Stated task
In the records below, begin at the line containing "Reproduce this chart with D3.js." and end at the line containing "const years = d3.range(0, 39);"; quote every line in that span exactly, including both boundary lines, and no others.

Excerpted data
-- start --

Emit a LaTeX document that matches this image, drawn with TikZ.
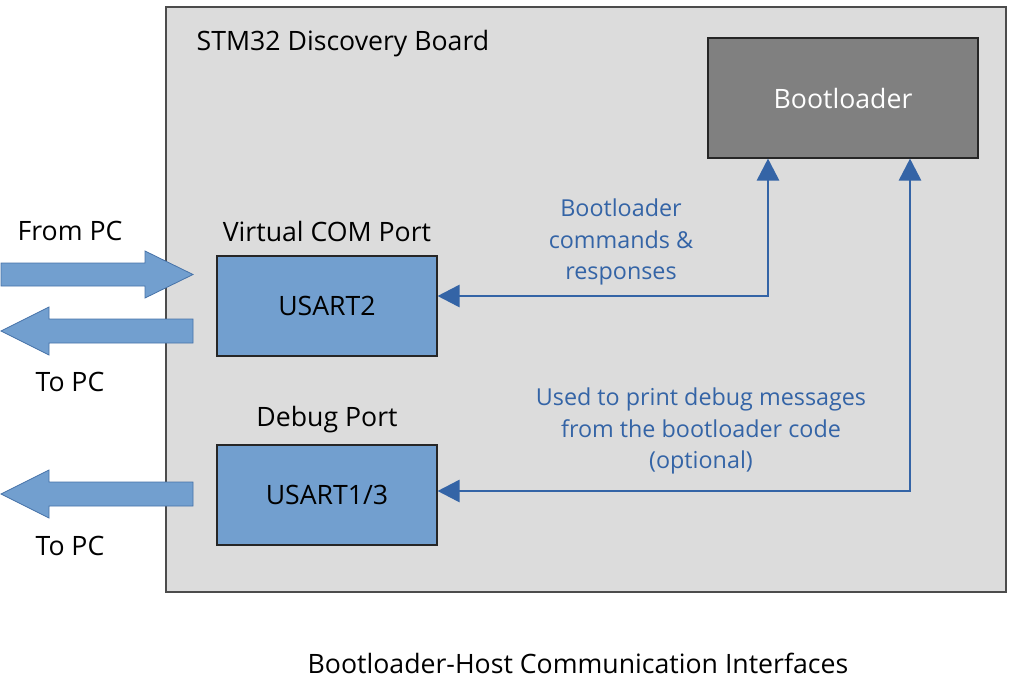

-- end --
-- start --

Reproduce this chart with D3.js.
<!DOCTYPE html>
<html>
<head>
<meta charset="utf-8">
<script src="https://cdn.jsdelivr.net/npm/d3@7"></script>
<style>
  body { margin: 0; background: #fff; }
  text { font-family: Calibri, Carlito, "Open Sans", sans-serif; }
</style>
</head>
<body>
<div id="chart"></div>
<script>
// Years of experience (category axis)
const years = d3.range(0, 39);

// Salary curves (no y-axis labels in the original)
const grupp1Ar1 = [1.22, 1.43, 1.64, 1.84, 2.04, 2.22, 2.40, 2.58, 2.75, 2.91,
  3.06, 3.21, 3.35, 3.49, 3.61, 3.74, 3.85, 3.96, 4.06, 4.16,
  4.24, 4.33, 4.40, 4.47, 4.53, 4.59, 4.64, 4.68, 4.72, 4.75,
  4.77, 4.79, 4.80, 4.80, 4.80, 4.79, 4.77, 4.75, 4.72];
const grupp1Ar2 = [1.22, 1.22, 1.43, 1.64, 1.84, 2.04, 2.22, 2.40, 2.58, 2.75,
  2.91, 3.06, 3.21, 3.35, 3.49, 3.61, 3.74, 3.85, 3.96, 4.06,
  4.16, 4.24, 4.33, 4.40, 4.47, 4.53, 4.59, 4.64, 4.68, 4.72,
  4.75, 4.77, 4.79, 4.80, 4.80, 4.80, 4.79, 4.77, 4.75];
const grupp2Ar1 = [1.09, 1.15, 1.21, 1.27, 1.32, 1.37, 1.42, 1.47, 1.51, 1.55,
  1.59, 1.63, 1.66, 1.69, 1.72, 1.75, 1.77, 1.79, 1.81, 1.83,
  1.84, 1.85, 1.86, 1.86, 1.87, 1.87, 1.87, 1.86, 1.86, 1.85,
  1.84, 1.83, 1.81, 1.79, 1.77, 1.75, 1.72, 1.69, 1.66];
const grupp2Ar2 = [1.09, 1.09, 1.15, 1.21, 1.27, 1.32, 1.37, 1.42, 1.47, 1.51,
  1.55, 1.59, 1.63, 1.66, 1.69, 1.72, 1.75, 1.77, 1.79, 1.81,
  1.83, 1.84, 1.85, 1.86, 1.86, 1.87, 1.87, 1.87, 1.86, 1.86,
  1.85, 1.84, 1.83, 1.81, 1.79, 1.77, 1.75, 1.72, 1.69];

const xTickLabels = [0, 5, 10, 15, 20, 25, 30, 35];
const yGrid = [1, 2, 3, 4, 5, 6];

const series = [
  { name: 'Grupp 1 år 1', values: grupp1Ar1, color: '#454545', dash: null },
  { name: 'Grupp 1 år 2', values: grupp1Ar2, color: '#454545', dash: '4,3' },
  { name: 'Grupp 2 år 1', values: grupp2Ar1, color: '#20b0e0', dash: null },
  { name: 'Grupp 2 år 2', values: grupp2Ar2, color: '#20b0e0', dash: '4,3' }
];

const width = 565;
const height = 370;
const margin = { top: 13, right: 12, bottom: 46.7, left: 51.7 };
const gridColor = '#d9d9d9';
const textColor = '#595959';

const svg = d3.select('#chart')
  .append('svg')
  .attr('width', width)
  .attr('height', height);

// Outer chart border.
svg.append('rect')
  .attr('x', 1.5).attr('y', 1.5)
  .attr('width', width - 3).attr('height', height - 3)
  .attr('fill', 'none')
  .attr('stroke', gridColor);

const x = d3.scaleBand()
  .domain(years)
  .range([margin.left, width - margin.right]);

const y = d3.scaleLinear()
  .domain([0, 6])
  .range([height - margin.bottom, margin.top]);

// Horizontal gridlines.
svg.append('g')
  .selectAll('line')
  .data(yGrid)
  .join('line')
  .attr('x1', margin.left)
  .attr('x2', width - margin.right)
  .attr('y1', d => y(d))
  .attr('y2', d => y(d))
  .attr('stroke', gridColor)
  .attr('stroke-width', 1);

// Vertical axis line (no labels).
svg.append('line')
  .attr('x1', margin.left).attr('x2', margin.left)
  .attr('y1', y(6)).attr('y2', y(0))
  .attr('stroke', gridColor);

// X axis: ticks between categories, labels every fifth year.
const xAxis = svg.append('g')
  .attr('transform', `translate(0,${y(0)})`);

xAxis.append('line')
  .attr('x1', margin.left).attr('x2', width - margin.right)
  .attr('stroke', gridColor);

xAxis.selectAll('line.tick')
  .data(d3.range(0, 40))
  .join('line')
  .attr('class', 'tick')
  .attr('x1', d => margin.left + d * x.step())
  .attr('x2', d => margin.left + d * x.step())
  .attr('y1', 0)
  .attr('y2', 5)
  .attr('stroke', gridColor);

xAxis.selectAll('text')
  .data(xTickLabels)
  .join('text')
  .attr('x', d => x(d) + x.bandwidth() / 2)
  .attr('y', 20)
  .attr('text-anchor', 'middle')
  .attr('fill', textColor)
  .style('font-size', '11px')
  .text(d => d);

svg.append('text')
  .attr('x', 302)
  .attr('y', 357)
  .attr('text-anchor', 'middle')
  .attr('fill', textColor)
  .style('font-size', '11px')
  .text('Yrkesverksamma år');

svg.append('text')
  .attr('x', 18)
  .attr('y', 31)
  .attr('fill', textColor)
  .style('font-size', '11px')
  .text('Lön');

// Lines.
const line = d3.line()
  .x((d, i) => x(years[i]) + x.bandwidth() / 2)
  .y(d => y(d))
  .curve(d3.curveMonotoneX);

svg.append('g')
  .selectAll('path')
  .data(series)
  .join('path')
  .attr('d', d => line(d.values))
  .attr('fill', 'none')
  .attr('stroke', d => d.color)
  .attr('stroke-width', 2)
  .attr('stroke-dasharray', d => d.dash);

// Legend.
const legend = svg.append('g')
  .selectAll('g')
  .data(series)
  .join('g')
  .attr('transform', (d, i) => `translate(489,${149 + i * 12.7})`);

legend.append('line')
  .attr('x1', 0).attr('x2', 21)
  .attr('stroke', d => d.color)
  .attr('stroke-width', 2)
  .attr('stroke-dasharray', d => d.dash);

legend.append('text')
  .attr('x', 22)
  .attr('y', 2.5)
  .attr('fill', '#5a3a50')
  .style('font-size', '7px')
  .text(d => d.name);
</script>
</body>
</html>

-- end --
-- start --

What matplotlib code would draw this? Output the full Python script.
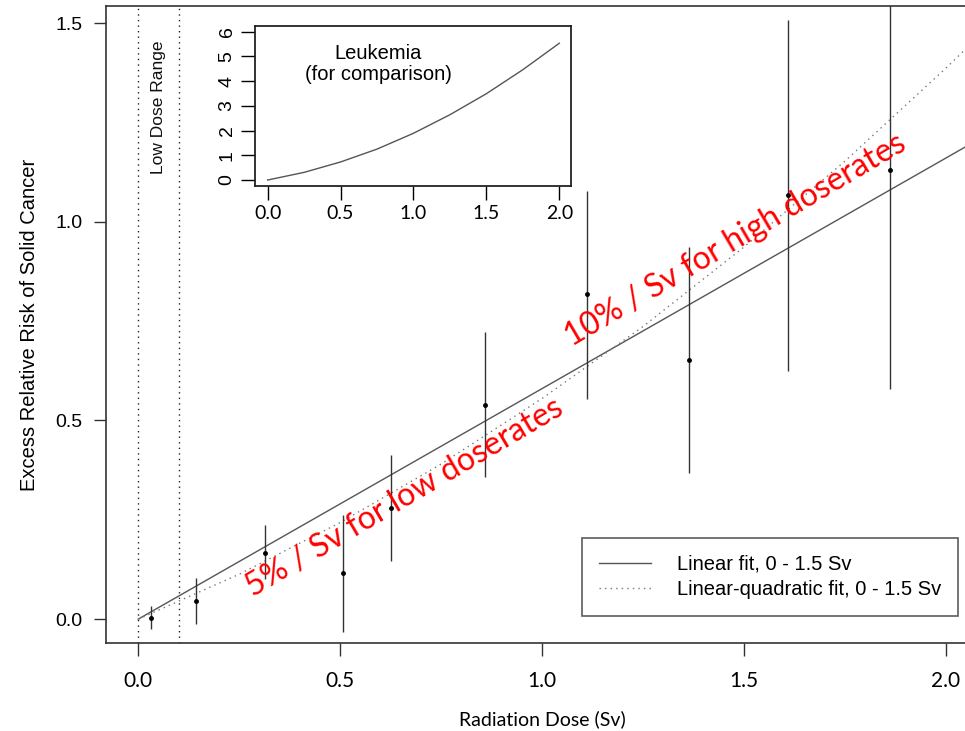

-- end --

Answer
Reproduce this chart with D3.js.
<!DOCTYPE html>
<html>
<head>
<meta charset="utf-8">
<script src="https://cdn.jsdelivr.net/npm/d3@7"></script>
<style>
  body { margin: 0; background: #fff; }
  text { font-family: Calibri, Carlito, "Open Sans", sans-serif; }
</style>
</head>
<body>
<div id="chart"></div>
<script>
// Years of experience (category axis)
const years = d3.range(0, 39);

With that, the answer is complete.